===== Dataset content =====

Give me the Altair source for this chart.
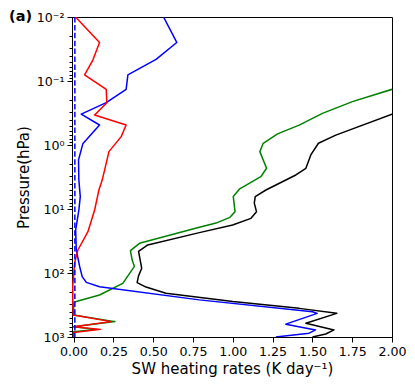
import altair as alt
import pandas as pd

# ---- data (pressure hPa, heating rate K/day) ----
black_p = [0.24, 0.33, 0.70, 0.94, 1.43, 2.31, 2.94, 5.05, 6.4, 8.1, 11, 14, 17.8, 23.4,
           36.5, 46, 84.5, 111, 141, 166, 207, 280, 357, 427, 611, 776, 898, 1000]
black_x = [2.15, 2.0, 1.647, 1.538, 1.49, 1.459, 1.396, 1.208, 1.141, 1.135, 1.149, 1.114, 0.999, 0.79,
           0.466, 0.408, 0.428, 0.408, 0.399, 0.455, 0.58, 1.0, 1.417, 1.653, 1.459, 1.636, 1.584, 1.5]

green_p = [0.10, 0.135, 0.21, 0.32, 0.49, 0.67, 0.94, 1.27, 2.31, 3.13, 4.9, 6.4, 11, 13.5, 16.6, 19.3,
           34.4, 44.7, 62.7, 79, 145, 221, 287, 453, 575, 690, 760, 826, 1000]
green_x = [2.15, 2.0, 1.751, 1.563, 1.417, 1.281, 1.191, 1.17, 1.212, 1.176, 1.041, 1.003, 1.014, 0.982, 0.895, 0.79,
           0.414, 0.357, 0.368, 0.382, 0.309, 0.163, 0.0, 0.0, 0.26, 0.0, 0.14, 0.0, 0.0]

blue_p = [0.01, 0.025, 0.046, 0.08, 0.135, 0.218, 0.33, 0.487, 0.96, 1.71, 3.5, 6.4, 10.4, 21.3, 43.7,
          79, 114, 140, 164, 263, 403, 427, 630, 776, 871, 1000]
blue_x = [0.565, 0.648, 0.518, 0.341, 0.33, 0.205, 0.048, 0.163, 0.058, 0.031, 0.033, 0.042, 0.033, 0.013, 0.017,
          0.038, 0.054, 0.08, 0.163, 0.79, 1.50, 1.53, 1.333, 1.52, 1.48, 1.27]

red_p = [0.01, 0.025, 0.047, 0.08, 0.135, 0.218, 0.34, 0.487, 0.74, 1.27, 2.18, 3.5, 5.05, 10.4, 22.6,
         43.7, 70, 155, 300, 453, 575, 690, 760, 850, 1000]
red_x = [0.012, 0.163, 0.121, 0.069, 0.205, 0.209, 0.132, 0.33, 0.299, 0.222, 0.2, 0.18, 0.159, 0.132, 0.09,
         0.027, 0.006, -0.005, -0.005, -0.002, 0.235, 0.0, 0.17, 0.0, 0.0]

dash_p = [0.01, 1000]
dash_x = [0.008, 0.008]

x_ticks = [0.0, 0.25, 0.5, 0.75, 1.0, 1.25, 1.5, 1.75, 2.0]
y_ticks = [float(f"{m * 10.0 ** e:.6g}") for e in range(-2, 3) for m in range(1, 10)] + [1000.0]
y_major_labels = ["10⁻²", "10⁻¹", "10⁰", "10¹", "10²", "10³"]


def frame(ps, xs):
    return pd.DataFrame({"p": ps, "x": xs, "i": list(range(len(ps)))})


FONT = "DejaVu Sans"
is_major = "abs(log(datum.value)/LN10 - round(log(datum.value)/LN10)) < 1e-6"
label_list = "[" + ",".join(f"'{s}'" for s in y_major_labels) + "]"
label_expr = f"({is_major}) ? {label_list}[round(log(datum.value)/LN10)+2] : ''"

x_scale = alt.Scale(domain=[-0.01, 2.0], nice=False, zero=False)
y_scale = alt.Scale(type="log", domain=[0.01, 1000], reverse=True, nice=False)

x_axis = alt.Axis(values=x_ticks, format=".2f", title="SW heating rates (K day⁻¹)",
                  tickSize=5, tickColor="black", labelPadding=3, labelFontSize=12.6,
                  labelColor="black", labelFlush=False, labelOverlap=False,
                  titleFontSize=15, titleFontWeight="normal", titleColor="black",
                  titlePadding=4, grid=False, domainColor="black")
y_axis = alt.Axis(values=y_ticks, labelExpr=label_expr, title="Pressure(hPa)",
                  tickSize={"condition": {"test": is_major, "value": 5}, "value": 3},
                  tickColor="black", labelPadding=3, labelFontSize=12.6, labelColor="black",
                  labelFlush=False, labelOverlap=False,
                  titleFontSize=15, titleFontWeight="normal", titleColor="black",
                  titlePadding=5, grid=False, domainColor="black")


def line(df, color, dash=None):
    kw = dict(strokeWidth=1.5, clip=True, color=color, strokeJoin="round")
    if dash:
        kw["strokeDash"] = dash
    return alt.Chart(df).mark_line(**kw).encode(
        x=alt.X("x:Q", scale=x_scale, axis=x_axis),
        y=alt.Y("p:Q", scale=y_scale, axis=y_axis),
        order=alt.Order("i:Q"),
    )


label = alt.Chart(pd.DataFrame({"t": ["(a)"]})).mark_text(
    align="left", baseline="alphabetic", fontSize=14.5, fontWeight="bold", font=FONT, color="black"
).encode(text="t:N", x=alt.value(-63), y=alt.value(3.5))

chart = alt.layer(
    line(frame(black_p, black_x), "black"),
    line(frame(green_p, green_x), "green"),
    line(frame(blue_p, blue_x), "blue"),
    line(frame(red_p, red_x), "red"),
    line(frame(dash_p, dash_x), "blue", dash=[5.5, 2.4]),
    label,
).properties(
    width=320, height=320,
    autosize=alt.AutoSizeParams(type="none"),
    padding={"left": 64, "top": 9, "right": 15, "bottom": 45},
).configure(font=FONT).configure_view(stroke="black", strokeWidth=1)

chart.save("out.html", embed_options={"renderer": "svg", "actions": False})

=====

Give again, exactly, the lines from the start of the data through the one holding "1.636, 1.584, 1.5]"; omit the pictures.

Give me the Altair source for this chart.
import altair as alt
import pandas as pd

# ---- data (pressure hPa, heating rate K/day) ----
black_p = [0.24, 0.33, 0.70, 0.94, 1.43, 2.31, 2.94, 5.05, 6.4, 8.1, 11, 14, 17.8, 23.4,
           36.5, 46, 84.5, 111, 141, 166, 207, 280, 357, 427, 611, 776, 898, 1000]
black_x = [2.15, 2.0, 1.647, 1.538, 1.49, 1.459, 1.396, 1.208, 1.141, 1.135, 1.149, 1.114, 0.999, 0.79,
           0.466, 0.408, 0.428, 0.408, 0.399, 0.455, 0.58, 1.0, 1.417, 1.653, 1.459, 1.636, 1.584, 1.5]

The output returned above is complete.